Really, if you want something complex like this, just use virtio-iommu.
It does not require parsing page tables or anything complex like that.
The attraction of the same BAR proposal is that it is, at least, simple.


> Signed-off-by: David Woodhouse <dwmw@amazon.co.uk>
> ---
>  transport-pci.tex | 33 +++++++++++++++++++++++++++++++++
>  1 file changed, 33 insertions(+)
> 
> diff --git a/transport-pci.tex b/transport-pci.tex
> index a5c6719..23e0d57 100644
> --- a/transport-pci.tex
> +++ b/transport-pci.tex
> @@ -129,6 +129,7 @@ \subsection{Virtio Structure PCI Capabilities}\label{sec:Virtio Transport Option
>  \item ISR Status
>  \item Device-specific configuration (optional)
>  \item PCI configuration access
> +\item SWIOTLB bounce buffer
>  \end{itemize}
>  
>  Each structure can be mapped by a Base Address register (BAR) belonging to
> @@ -188,6 +189,8 @@ \subsection{Virtio Structure PCI Capabilities}\label{sec:Virtio Transport Option
>  #define VIRTIO_PCI_CAP_SHARED_MEMORY_CFG 8
>  /* Vendor-specific data */
>  #define VIRTIO_PCI_CAP_VENDOR_CFG        9
> +/* Software IOTLB bounce buffer */
> +#define VIRTIO_PCI_CAP_SWIOTLB           10
>  \end{lstlisting}
>  
>          Any other value is reserved for future use.
> @@ -744,6 +747,36 @@ \subsubsection{Vendor data capability}\label{sec:Virtio
>  The driver MUST qualify the \field{vendor_id} before
>  interpreting or writing into the Vendor data capability.
>  
> +\subsubsection{Software IOTLB bounce buffer capability}\label{sec:Virtio
> +Transport Options / Virtio Over PCI Bus / PCI Device Layout /
> +Software IOTLB bounce buffer capability}
> +
> +The optional Software IOTLB bounce buffer capability allows the
> +device to provide a memory region which can be used by the driver
> +driver for bounce buffering.
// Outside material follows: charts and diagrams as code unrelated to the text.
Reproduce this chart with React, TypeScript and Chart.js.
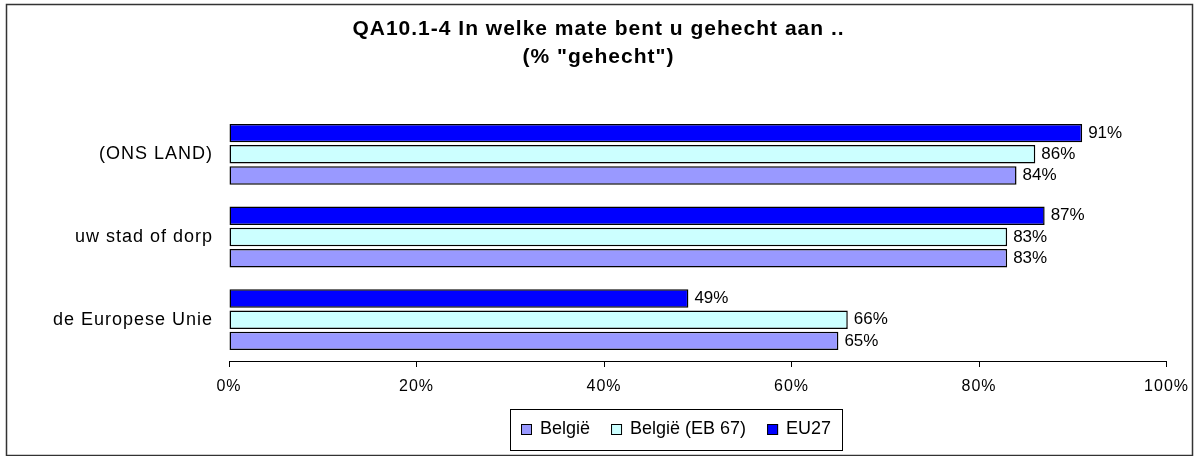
import React, { useEffect, useRef } from 'react';
import { Chart, registerables } from 'chart.js';

Chart.register(...registerables);

const categories = ['(ONS LAND)', 'uw stad of dorp', 'de Europese Unie'];
const belgie = [84, 83, 65];
const belgieEB67 = [86, 83, 66];
const eu27 = [91, 87, 49];
const seriesLabels = ['België', 'België (EB 67)', 'EU27'];
const titleLines = ['QA10.1-4 In welke mate bent u gehecht aan ..', '(% "gehecht")'];
const xMin = 0;
const xMax = 100;
const xStep = 20;

const FONT = '"Liberation Sans", Arial, Helvetica, sans-serif';

const spacingPlugin = {
  id: 'spacing',
  beforeDraw(chart: any) {
    chart.ctx.letterSpacing = '1px';
  },
  beforeDatasetsDraw(chart: any) {
    chart.ctx.letterSpacing = '0px';
  },
};

const valueLabelPlugin = {
  id: 'valueLabels',
  afterDatasetsDraw(chart: any) {
    const ctx = chart.ctx;
    ctx.save();
    ctx.letterSpacing = '0px';
    ctx.font = `17px ${FONT}`;
    ctx.fillStyle = '#000';
    ctx.textAlign = 'left';
    ctx.textBaseline = 'middle';
    chart.data.datasets.forEach((ds: any, di: number) => {
      const meta = chart.getDatasetMeta(di);
      meta.data.forEach((bar: any, i: number) => {
        ctx.fillText(ds.data[i] + '%', bar.x + 6, bar.y);
      });
    });
    ctx.restore();
  },
};

const legendFramePlugin = {
  id: 'boxLegendFrame',
  afterDraw(chart: any) {
    const ctx = chart.ctx;
    ctx.save();
    ctx.letterSpacing = '0px';
    // outer frame
    ctx.strokeStyle = '#333';
    ctx.lineWidth = 1.5;
    ctx.strokeRect(6.5, 4.5, 1186, 451);

    // legend
    const items = [...chart.data.datasets].reverse();
    ctx.font = `18px ${FONT}`;
    const sq = 11;
    const gapText = 8;
    const gapItem = 21;
    const padX = 11;
    const widths = items.map((d: any) => ctx.measureText(d.label).width);
    const total =
      padX * 2 +
      widths.reduce((a: number, w: number) => a + sq + gapText + w, 0) +
      gapItem * (items.length - 1);
    const cx = 676;
    const top = 409;
    const h = 41;
    const left = Math.round(cx - total / 2);
    ctx.strokeStyle = '#000';
    ctx.lineWidth = 1;
    ctx.strokeRect(left + 0.5, top + 0.5, Math.round(total), h);
    let x = left + padX;
    const cy = top + h / 2;
    items.forEach((d: any, i: number) => {
      ctx.fillStyle = d.backgroundColor;
      ctx.fillRect(x, Math.round(cy - sq / 2), sq, sq);
      ctx.strokeStyle = '#000';
      ctx.lineWidth = 1;
      ctx.strokeRect(x + 0.5, Math.round(cy - sq / 2) + 0.5, sq - 1, sq - 1);
      x += sq + gapText;
      ctx.fillStyle = '#000';
      ctx.textAlign = 'left';
      ctx.textBaseline = 'middle';
      ctx.fillText(d.label, x, cy);
      x += widths[i] + gapItem;
    });
    ctx.restore();
  },
};

export default function App() {
  const ref = useRef<HTMLCanvasElement | null>(null);

  useEffect(() => {
    if (!ref.current) return;
    const chart = new Chart(ref.current, {
      type: 'bar',
      data: {
        labels: categories,
        datasets: [
          {
            label: seriesLabels[2],
            data: eu27,
            backgroundColor: '#0000FF',
            borderColor: '#000',
            borderWidth: 1.5,
            borderSkipped: false,
          },
          {
            label: seriesLabels[1],
            data: belgieEB67,
            backgroundColor: '#CCFFFF',
            borderColor: '#000',
            borderWidth: 1.5,
            borderSkipped: false,
          },
          {
            label: seriesLabels[0],
            data: belgie,
            backgroundColor: '#9999FF',
            borderColor: '#000',
            borderWidth: 1.5,
            borderSkipped: false,
          },
        ],
      },
      options: {
        indexAxis: 'y',
        responsive: false,
        animation: false,
        devicePixelRatio: 1,
        datasets: {
          bar: {
            categoryPercentage: 0.77,
            barPercentage: 0.87,
          },
        },
        layout: {
          padding: { top: 0, left: 0, right: 0, bottom: 55 },
        },
        plugins: {
          legend: { display: false },
          tooltip: { enabled: false },
          title: {
            display: true,
            text: titleLines,
            color: '#000',
            font: { family: FONT, size: 21, weight: 'bold', lineHeight: 1.35 },
            padding: { top: 14.8, bottom: 41.5 },
          },
        },
        scales: {
          x: {
            type: 'linear',
            min: xMin,
            max: xMax,
            afterFit(scale: any) {
              scale.height = 40;
            },
            ticks: {
              stepSize: xStep,
              color: '#000',
              padding: 10,
              maxRotation: 0,
              font: { family: FONT, size: 16 },
              callback: (v: any) => v + '%',
            },
            grid: {
              display: true,
              drawOnChartArea: false,
              drawTicks: true,
              tickLength: 6,
              color: '#000',
              lineWidth: 1,
            },
            border: { display: true, color: '#000', width: 1 },
          },
          y: {
            type: 'category',
            afterFit(scale: any) {
              scale.width = 229;
            },
            ticks: {
              color: '#000',
              padding: 16,
              font: { family: FONT, size: 18 },
            },
            grid: { display: false, drawTicks: false },
            border: { display: false },
          },
          yRight: {
            type: 'category',
            position: 'right',
            afterFit(scale: any) {
              scale.width = 23;
            },
            ticks: { display: false },
            grid: { display: false, drawTicks: false },
            border: { display: false },
          },
        },
      },
      plugins: [spacingPlugin, valueLabelPlugin, legendFramePlugin],
    } as any);
    return () => chart.destroy();
  }, []);

  return (
    <div style={{ position: 'absolute', left: 0, top: 0, width: 1197, height: 456, background: '#fff' }}>
      <canvas ref={ref} width={1197} height={456} />
    </div>
  );
}
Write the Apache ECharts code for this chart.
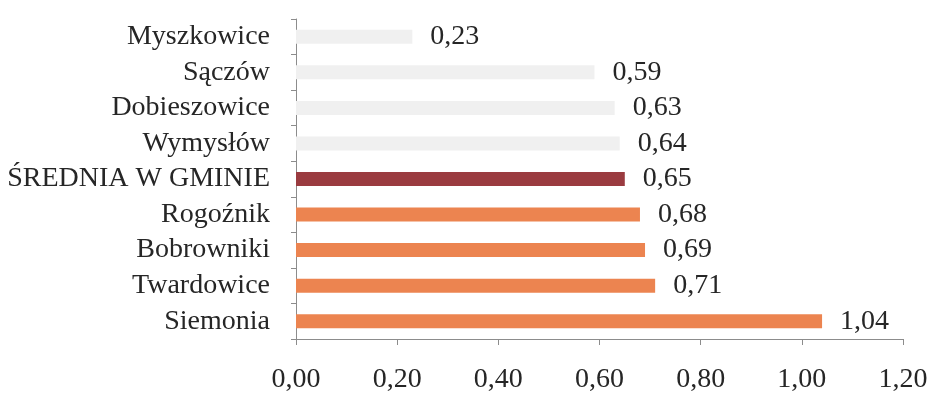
<!DOCTYPE html>
<html>
<head>
<meta charset="utf-8">
<script src="https://cdn.jsdelivr.net/npm/echarts@6/dist/echarts.min.js"></script>
<style>
html, body { margin: 0; padding: 0; background: #fff; }
#chart { width: 931px; height: 394px; }
</style>
</head>
<body>
<div id="chart"></div>
<script>
// kategorie od góry do dołu
var categories = ['Myszkowice', 'Sączów', 'Dobieszowice', 'Wymysłów', 'ŚREDNIA W GMINIE',
    'Rogoźnik', 'Bobrowniki', 'Twardowice', 'Siemonia'];
var values = [0.23, 0.59, 0.63, 0.64, 0.65, 0.68, 0.69, 0.71, 1.04];
var xTicks = [0, 0.2, 0.4, 0.6, 0.8, 1.0, 1.2];

var averageName = 'ŚREDNIA W GMINIE';
var averageValue = values[categories.indexOf(averageName)];

function fmt(v) {
    return v.toFixed(2).replace('.', ',');
}

var font = 'Liberation Serif';
var myChart = echarts.init(document.getElementById('chart'));
myChart.setOption({
    animation: false,
    grid: {
        left: 296,
        right: 28,
        top: 19,
        bottom: 54
    },
    xAxis: {
        type: 'value',
        min: xTicks[0],
        max: xTicks[xTicks.length - 1],
        interval: 0.2,
        splitLine: { show: false },
        axisLine: { show: true, lineStyle: { color: '#8c8c8c', width: 1 } },
        axisTick: { show: true, length: 6, lineStyle: { color: '#8c8c8c' } },
        axisLabel: {
            margin: 27,
            color: '#262626',
            fontFamily: font,
            fontSize: 28,
            hideOverlap: false,
            formatter: function (v) { return fmt(v); }
        }
    },
    yAxis: {
        type: 'category',
        inverse: true,
        data: categories,
        axisLine: { show: true, lineStyle: { color: '#8c8c8c', width: 1 } },
        axisTick: { show: true, length: 5, lineStyle: { color: '#8c8c8c' } },
        axisLabel: {
            interval: 0,
            hideOverlap: false,
            margin: 26,
            color: '#262626',
            fontFamily: font,
            fontSize: 28
        }
    },
    series: [{
        type: 'bar',
        data: values,
        barWidth: 14,
        itemStyle: {
            color: function (p) {
                if (p.name === averageName) return '#9a3b40';
                if (p.value < averageValue) return '#f0f0f0';
                return '#ec8450';
            }
        },
        label: {
            show: true,
            position: 'right',
            distance: 18,
            color: '#262626',
            fontFamily: font,
            fontSize: 28,
            formatter: function (p) { return fmt(p.value); }
        }
    }]
});
</script>
</body>
</html>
This allows a device on the PCI
> +transport to operate without DMA access to system memory addresses.
> +
> +The Software IOTLB region is referenced by the
> +VIRTIO_PCI_CAP_SWIOTLB capability. Bus addresses within the referenced
> +range are not subject to the requirements of the VIRTIO_F_ORDER_PLATFORM
> +capability, if negotiated.
> +
> +\devicenormative{\paragraph}{Software IOTLB bounce buffer capability}{Virtio
> +Transport Options / Virtio Over PCI Bus / PCI Device Layout /
> +Software IOTLB bounce buffer capability}
> +
> +Devices which present the Software IOTLB bounce buffer capability
> +SHOULD also offer the VIRTIO_F_SWIOTLB feature.
> +
> +\drivernormative{\paragraph}{Software IOTLB bounce buffer capability}{Virtio
> +Transport Options / Virtio Over PCI Bus / PCI Device Layout /
> +Software IOTLB bounce buffer capability}
> +
> +The driver SHOULD use the offered buffer in preference to passing system
> +memory addresses to the device. If the driver accepts the VIRTIO_F_SWIOTLB
> +feature, then the driver MUST use the offered buffer and never pass system
> +memory addresses to the device.
> +
>  \subsubsection{PCI configuration access capability}\label{sec:Virtio Transport Options / Virtio Over PCI Bus / PCI Device Layout / PCI configuration access capability}
>  
>  The VIRTIO_PCI_CAP_PCI_CFG capability
> -- 
> 2.49.0
>
Re: [RFC PATCH 3/3] transport-pci: Add SWIOTLB bounce buffer capability
Posted by David Woodhouse 1 month, 1 week ago
On Wed, 2025-04-02 at 10:58 -0400, Michael S. Tsirkin wrote:
> On Wed, Apr 02, 2025 at 12:04:47PM +0100, David Woodhouse wrote:
> > From: David Woodhouse <dwmw@amazon.co.uk>
> > 
> > Add a VIRTIO_PCI_CAP_SWIOTLB capability which advertises a SWIOTLB bounce
> > buffer similar to the existing `restricted-dma-pool` device-tree feature.
> > 
> > The difference is that this is per-device; each device needs to have its
> > own. Perhaps we should add a UUID to the capability, and have a way for
> > a device to not *provide* its own buffer, but just to reference the UUID
> > of a buffer elsewhere?
> 
> Such uuid appoach will be really messy with physical devices.

Yes, although it could work with multifunction devices all sharing a
SWIOTLB buffer that just *one* of the functions provides. Although in
that case, it's simpler just to add a function number as well as the
existing BAR#/offset/length of the virtio_pci_cap.

> Also messy with confidential since config space is not encrypted.

It's messy on the guest side too, as both provider and consumers of the
same SWIOTLB buffer have to be in the same IOMMU group and can't be
shared to different (nested) guests or userspace VFIO users.

> Really, if you want something complex like this, just use virtio-iommu.
> It does not require parsing page tables or anything complex like that.
> The attraction of the same BAR proposal is that it is, at least, simple.

Agreed. I think the simple option of a device having its *own* SWIOTLB
region makes most sense, without overengineering a sharing model.